The San Diego chapter of the Black Panther Party (BPP) celebrated its 55el anniversary with a two-day event at the WorldBeat Cultural Center in Balboa Park that included speeches on the history of the party, a keynote address from City Councilwoman Monica Montgomery-Steppe, awards dinner, and the signing of a reconciliation agreement between the chapter and Organization US.
BPP and Organization US are both Black empowerment organizations founded in the ‘60s with chapters in Los Angeles and San Diego. After an incident at UCLA that left two Panthers dead, FBI Director J. Edgar Hoover exploited the situation to pit the organizations against each other using counter-intelligence methods like having agents impersonate group members to send taunts and issue threats. It escalated into a deadly feud between the two organization egged on by an FBI that viewed the Panthers, and the civil rights movement as a whole, as a national threat.
After years of efforts to find peace between the two groups with similar goals, San Diego Original Black Panther Party for Community Empowerment chair Henry Wallace V and Organization US head Maulana Karenga signed an historic reconciliation agreement at the event that forgave past violence and promised a future of peace.
Wallace and his family are founding members of the local BPP chapter.
The Wallace family moved to San Diego after fleeing Richmond, Calif. where Henry and his bandmates, then young teenagers, hid on coffins at a funeral home after police shot into a crowd during a social uprising that followed the police killing of a teen boy. However, riots also occurred in San Diego soon after the family relocated.
Wallace is a longtime member of the BPP, after his sister and her boyfriend started a San Diego chapter while attending San Diego State College. His parents also joined the party and began a free breakfast program in Downtown San Diego. The Panthers still run feeding programs to this day.
“I became a Black Panther because the Black Panthers stood for empowerment. They made you understand that you have human rights… that you don’t have to bow down for somebody and become inferior for these people because at that time, you couldn’t even look at a white person without them feeling as though you’re doing something wrong,” Wallace said.
Coming out of the Jim Crow era, Wallace described how dehumanizing it was going into stores and being watched constantly, Black history not being taught in schools and African culture being ripped away for generations through the trans-continental slave trade.
“They treat you as though you was some kind of ‘it’ – an animal to eradicate,” the Panther leader said. “Everything that we were ever taught in this system of San Diego was all made to have a negative impact on us as a people.”
BPP taught him African and African-American history as well as the vocabulary to use in police interactions to assert his civil rights. The dignity afforded him by this new education was “attractive.”

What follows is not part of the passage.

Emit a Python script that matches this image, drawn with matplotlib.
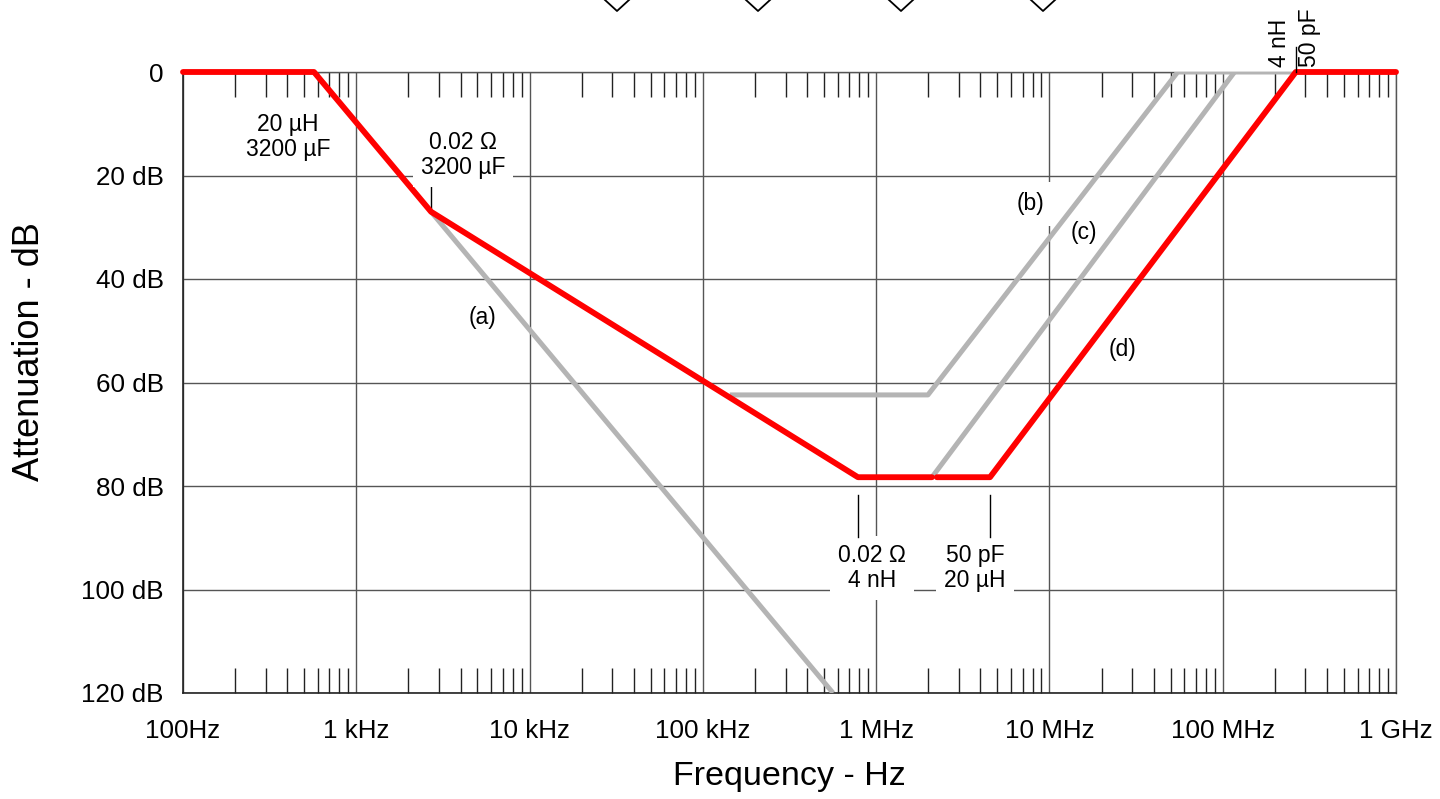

Nationally, the Panthers stood for self-reliance in a way that did not promote American individualism, but rather created radical communal care, self defense and justice programs that benefitted Black Americans outside the strictures of government bureaucracy. School meal programs, public health efforts, and traffic safety measures have all been influenced by the pioneering work of the Panthers to meet community needs.
“Don’t keep asking the government to do it for you because the government has been slanted because it’s controlled by the corporations to make you feel as though that the only thing you could do is work for a check all your life,” Wallace said. “You should be able to have a pleasant life, a good life based on your hard labor, your actions. So we want to empower people to do more for themselves and not depend on the system to help them because the system ain’t designed to help the average person.”
After joining as a teenager, Wallace has never quit his community advocacy. He helps the local Black Panther Party run three food programs, register voters, and connect people in need to health and housing resources. Even now, he has plans to expand the Panthers’ work to tutor elementary students feeling stressed and isolated.
“It’s in your spirit and your soul, to teach this to people over here in the United States and the world: That you are valuable. That we are valuable,” Wallace said about his lifetime of service.
Over the decades he has seen improvements as well as setbacks when it comes to racial justice. He noted that more than just white people can get hired in the government sector now even if more managers in the business world should be people of color. He has observed that “Driving while Black,” i.e. Black drivers being pulled over and interrogated by law enforcement is less common now as well as police killing citizens with impunity decreasing.
“Our law enforcement is starting to learn that people is not to be executed,” he said. “Just because a person looks a certain way don’t mean that they’re guilty.”
One area in which the Panthers’ efforts backfired was surrounding gun control. BPP advocated for self defense and that Black people should have the same access to Second Amendment rights that other Americans do without being beaten or jailed for carrying weapons. However, in response to these efforts, then-Governor Ronald Reagan pushed through strong gun control measures that barred open carry and kept certain segments of the population from owning weapons – the opposite of what the Panthers wanted.
Through Black Lives Matter, Stop Asian Hate, and other movements, a new generation of racial justice advocates have emerged. Wallace’s advice to them is to not start assuming they know the problems and solutions, but instead to study what’s going on and talk to people.
“You need to be a student first. You can’t be all experts on what’s going on… [People] don’t need a person to dictate to them. [Activists] need to listen to what the needs of the people are and then maybe work a program around that,” he said. “I’m hopeful… One thing I can say about America: America do learn from its mistakes.”